I’ve read a lot of interesting remarks about people who’ve gone back and forth between programming and management positions in tech and I can relate to the experience in some ways.

What you and the author are describing is legitimate. And I think that your experience occurring while making an apparent step forward in your profession (as opposed to the step backwards that AI imposes) indicates something…special about man, his craft and its relation to himself and his perceived value to others (or lack thereof) while practicing his craft.

I think this is a common thing, generally speaking.
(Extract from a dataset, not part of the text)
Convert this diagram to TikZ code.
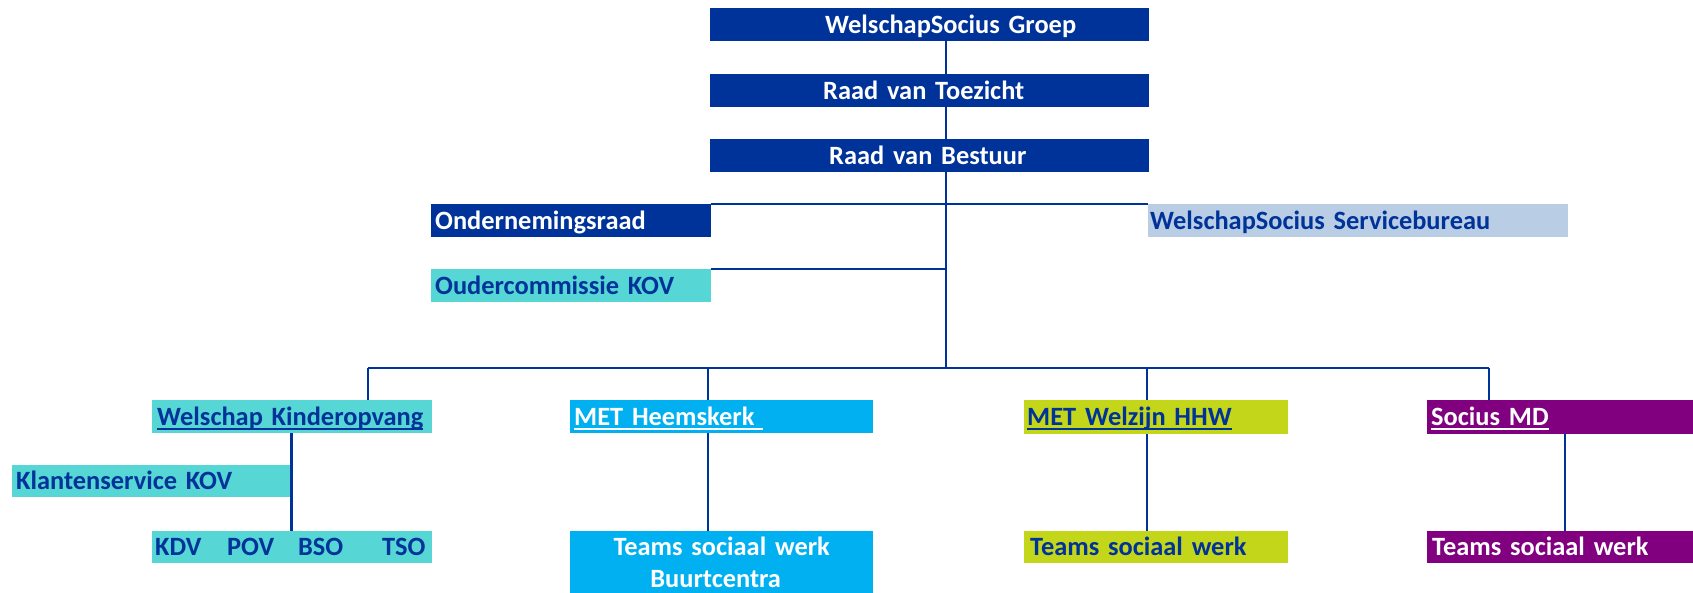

On one end, there are plenty of people in other (less-paying, less-appealing) industries who have gone through these kind of experiences—past and present—so it’s easy for someone like me to feel apathetic in this case.

For better or worse it’s a privilege that there are some people who are able to articulate their particular circumstances, under a shared shade.

I guess this is the point where the Marxists begin to revel in the bourgeois gaining “class consciousness”. I haven’t checked on all the literature to be sure how that often turns out in history.



> (as opposed to the step backwards that AI imposes)

I guess this is my only quibble: is it really a step backwards? I can get on board with the idea that maybe the jury is out, but the evidence I've seen and experienced is more that it's a force multiplier than anything else.

Maybe I'm wrong. Maybe we're all fucked.

But for now at least I think reports of the death of software development as a profession are greatly exaggerated.


Good point. I wish I would’ve added a condition to that statement. Dexterity varies. I don’t think that the profession as whole is doomed and I’m skeptical toward the expectation that other skilled/craft industries are as well.

I think that AI is going to be a boon for certain types of people, an impediment for some others and a source of indifference for some too. But I don’t necessarily expect the median to go quietly out the door. Unless they receive a universal, perpetual sort of “severance” with a progressive-sounding tint.